On 2017-11-09 12:04 PM, Linus Torvalds wrote:
On Thu, Nov 9, 2017 at 11:51 AM, Patrick McLean chutzpah@gentoo.org wrote:
We do have CONFIG_GCC_PLUGIN_STRUCTLEAK and CONFIG_GCC_PLUGIN_STRUCTLEAK_BYREF_ALL enabled on these boxes as well as CONFIG_GCC_PLUGIN_RANDSTRUCT as you pointed out before.
It might be worth just verifying without RANDSTRUCT in particular.
And most obviously: if there is some module or part of the kernel that got compiled with a different seed for the randstruct hashing, that will break in nasty nasty ways.
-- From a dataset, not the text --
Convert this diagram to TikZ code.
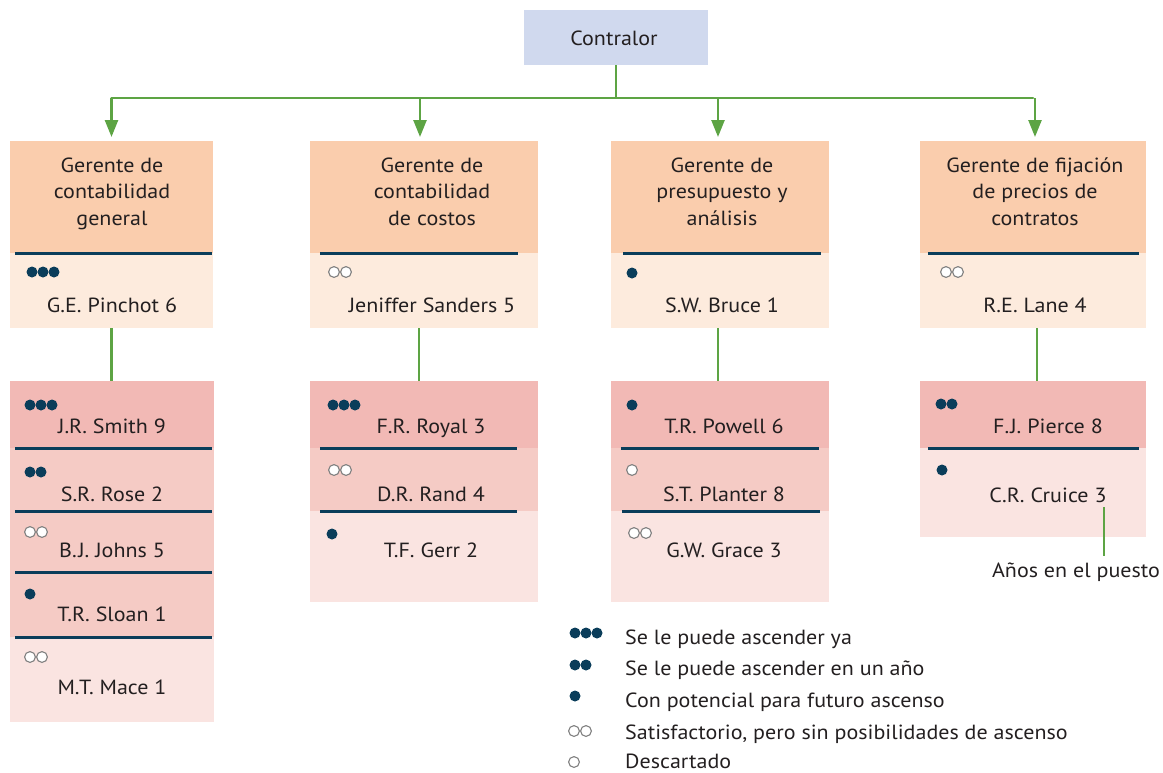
\documentclass[tikz,border=0pt]{standalone}
\usepackage{fontspec}
\setmainfont{PT Sans}[FakeStretch=1.075]
\usetikzlibrary{arrows.meta}
\definecolor{ctrlc}{HTML}{D0D9EE}
\definecolor{hdr}{HTML}{FACDAD}
\definecolor{hlt}{HTML}{FDEBDD}
\definecolor{rdk}{HTML}{F2B9B5}
\definecolor{rmd}{HTML}{F5CBC5}
\definecolor{rlt}{HTML}{FAE4E1}
\definecolor{navy}{HTML}{0A3D5A}
\definecolor{grn}{HTML}{5DA444}
\definecolor{txtc}{HTML}{231F20}
\definecolor{ocg}{HTML}{808080}
\newcommand\mkdotsF[3]{\foreach \i in {1,...,#3} \fill[navy] ({#1+(\i-1)*11},#2) circle (5.5pt);}
\newcommand\mkdotsO[3]{\foreach \i in {1,...,#3} \filldraw[fill=white,draw=ocg,line width=1.1pt] ({#1+(\i-1)*12},#2) circle (5.4pt);}
\begin{document}
\begin{tikzpicture}[x=1pt,y=-1pt,
  box/.style={inner sep=0pt, outer sep=0pt, anchor=north west, draw=none},
  txt/.style={font=\fontsize{20.5}{26.5}\selectfont, text=txtc, align=center, inner sep=0pt, anchor=base},
  sepline/.style={line width=3pt, draw=navy},
  link/.style={line width=2.5pt, draw=grn},
  arr/.style={link, -{Triangle[length=17pt,width=13pt]}, shorten >=4pt}]
\useasboundingbox (0,0) rectangle (1163,772);
% Contralor
\node[box, fill=ctrlc, minimum width=184pt, minimum height=55pt] (ctrl) at (524,10) {};
\node[txt] (ctrlt) at (614,45) {Contralor};
% headers
\node[box, fill=hdr, minimum width=203pt, minimum height=112pt] (h1) at (10,141) {};
\node[box, fill=hdr, minimum width=228pt, minimum height=112pt] (h2) at (310,141) {};
\node[box, fill=hdr, minimum width=218pt, minimum height=112pt] (h3) at (611,141) {};
\node[box, fill=hdr, minimum width=226pt, minimum height=112pt] (h4) at (920,141) {};
\node[box, fill=hlt, minimum width=203pt, minimum height=75pt] (p1) at (10,253) {};
\node[box, fill=hlt, minimum width=228pt, minimum height=75pt] (p2) at (310,253) {};
\node[box, fill=hlt, minimum width=218pt, minimum height=75pt] (p3) at (611,253) {};
\node[box, fill=hlt, minimum width=226pt, minimum height=75pt] (p4) at (920,253) {};
\draw[sepline] (15,253) -- (212,253);
\draw[sepline] (320,253) -- (518,253);
\draw[sepline] (623,253) -- (821,253);
\draw[sepline] (928,253) -- (1139,253);
\node[txt] (h1t) at (112,225) {Gerente de\\contabilidad\\general};
\node[txt] (h2t) at (432,225) {Gerente de\\contabilidad\\de costos};
\node[txt] (h3t) at (722,225) {Gerente de\\presupuesto y\\análisis};
\node[txt] (h4t) at (1035,225) {Gerente de fijación\\de precios de\\contratos};
\node[txt] (p1t) at (112,312.5) {G.E. Pinchot 6};
\node[txt] (p2t) at (432,312.5) {Jeniffer Sanders 5};
\node[txt] (p3t) at (722,312.5) {S.W. Bruce 1};
\node[txt] (p4t) at (1035,312.5) {R.E. Lane 4};
\mkdotsF{32}{272}{3}
\mkdotsO{334}{272}{2}
\mkdotsF{632}{273}{1}
\mkdotsO{946}{272}{2}
% column 1 lower
\node[box, fill=rdk, minimum width=204pt, minimum height=67pt] (a1) at (10,381) {};
\node[box, fill=rmd, minimum width=204pt, minimum height=63pt] (a2) at (10,448) {};
\node[box, fill=rmd, minimum width=204pt, minimum height=61pt] (a3) at (10,511) {};
\node[box, fill=rmd, minimum width=204pt, minimum height=65pt] (a4) at (10,572) {};
\node[box, fill=rlt, minimum width=204pt, minimum height=85pt] (a5) at (10,637) {};
\draw[sepline] (15,448) -- (212,448);
\draw[sepline] (15,511) -- (212,511);
\draw[sepline] (15,572) -- (212,572);
\draw[sepline] (15,637) -- (212,637);
\node[txt] (a1t) at (112,433) {J.R. Smith 9};
\node[txt] (a2t) at (112,501.5) {S.R. Rose 2};
\node[txt] (a3t) at (112,557.5) {B.\kern1.5pt J. Johns 5};
\node[txt] (a4t) at (112,621.5) {T.R. Sloan 1};
\node[txt] (a5t) at (112,694) {M.T. Mace 1};
\mkdotsF{30}{405}{3}
\mkdotsF{30}{472}{2}
\mkdotsO{30}{532}{2}
\mkdotsF{30}{594}{1}
\mkdotsO{30}{657}{2}
% column 2 lower
\node[box, fill=rdk, minimum width=228pt, minimum height=67pt] (b1) at (310,381) {};
\node[box, fill=rmd, minimum width=228pt, minimum height=63pt] (b2) at (310,448) {};
\node[box, fill=rlt, minimum width=228pt, minimum height=91pt] (b3) at (310,511) {};
\draw[sepline] (320,448) -- (517,448);
\draw[sepline] (320,511) -- (517,511);
\node[txt] (b1t) at (431,433) {F.R. Royal 3};
\node[txt] (b2t) at (431,501.5) {D.R. Rand 4};
\node[txt] (b3t) at (431,557.5) {T.F. Gerr 2};
\mkdotsF{333}{405}{3}
\mkdotsO{334}{470}{2}
\mkdotsF{332}{534}{1}
% column 3 lower
\node[box, fill=rdk, minimum width=218pt, minimum height=67pt] (c1) at (611,381) {};
\node[box, fill=rmd, minimum width=218pt, minimum height=63pt] (c2) at (611,448) {};
\node[box, fill=rlt, minimum width=218pt, minimum height=91pt] (c3) at (611,511) {};
\draw[sepline] (621,448) -- (819,448);
\draw[sepline] (622,511) -- (820,511);
\node[txt] (c1t) at (724,433) {T.R. Powell 6};
\node[txt] (c2t) at (724,501.5) {S.T. Planter 8};
\node[txt] (c3t) at (724,557.5) {G.W. Grace 3};
\mkdotsF{632}{405}{1}
\mkdotsO{632}{470}{1}
\mkdotsO{634}{533}{2}
% column 4 lower
\node[box, fill=rdk, minimum width=226pt, minimum height=67pt] (d1) at (920,381) {};
\node[box, fill=rlt, minimum width=226pt, minimum height=89pt] (d2) at (920,448) {};
\draw[sepline] (928,448) -- (1139,448);
\node[txt] (d1t) at (1048,433) {F.\kern1pt J. Pierce 8};
\node[txt] (d2t) at (1048,502) {C.R. Cruice 3};
\mkdotsF{941}{404}{2}
\mkdotsF{942}{470}{1}
% connectors
\coordinate (bus) at (0,98);
\draw[link] (ctrl.south) -- (ctrl.south |- bus);
\draw[link, line cap=round] (h1.north |- bus) -- (h4.north |- bus);
\draw[arr] (h1.north |- bus) -- (h1.north);
\draw[arr] ([xshift=-4pt]h2.north |- bus) -- ([xshift=-4pt]h2.north);
\draw[arr] ([xshift=-2pt]h3.north |- bus) -- ([xshift=-2pt]h3.north);
\draw[arr] ([xshift=2pt]h4.north |- bus) -- ([xshift=2pt]h4.north);
\draw[link] (p1.south) -- (a1.north -| p1.south);
\draw[link] ([xshift=-5pt]p2.south) -- ([xshift=-5pt]p2.south |- b1.north);
\draw[link] ([xshift=-2pt]p3.south) -- ([xshift=-2pt]p3.south |- c1.north);
\draw[link] ([xshift=4pt]p4.south) -- ([xshift=4pt]p4.south |- d1.north);
% annotation
\node[txt] (anos) at (1076,577) {Años en el puesto};
\coordinate (annA) at (1104,507);
\coordinate (annB) at (1104,556);
\draw[link, line width=2.2pt] (annA) -- (annB);
% legend
\mkdotsF{575}{633}{3}
\mkdotsF{575}{665}{2}
\mkdotsF{575}{696}{1}
\mkdotsO{574}{731}{2}
\mkdotsO{574}{762}{1}
\node[txt, anchor=base west] (l1) at (625,644) {Se le puede ascender ya};
\node[txt, anchor=base west] (l2) at (625,675) {Se le puede ascender en un año};
\node[txt, anchor=base west] (l3) at (625,707) {Con potencial para futuro ascenso};
\node[txt, anchor=base west] (l4) at (625,739) {Satisfactorio, pero sin posibilidades de ascenso};
\node[txt, anchor=base west] (l5) at (625,768.5) {Descartado};
\end{tikzpicture}
\end{document}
Your out-of-kernel module is the obvious suspect for something like that, but honestly, it could be some missing build dependency, or simply a missing special case in the plugin itself a missing __no_randomize_layout or any number of things.
We will check our fork against the in-kernel cp201x driver to make sure we didn't miss anything, but it seems odd we would be hitting the issue so consistently in the NFS code path, rather than somewhere in USB, serial, or GPIO paths.
So since you seem to be able to reproduce this _reasonably_ easily, it's definitely worth checking that it still reproduces even without the gcc plugins.
I haven't been able to reproduce it with RANDSTRUCT disabled (and structleak enabled). I will keep trying for a little while more, but evidence seems to be pointing to that.
Something must have changed since 4.13.8 to trigger this though. This did not crop up at all until we tried 4.13.11, where it we saw it pretty quickly. We have a pretty large number of machines running 4.13.6 with RANDSTRUCT enabled and running a the same workload with many more clients, and have not seen this bug at all.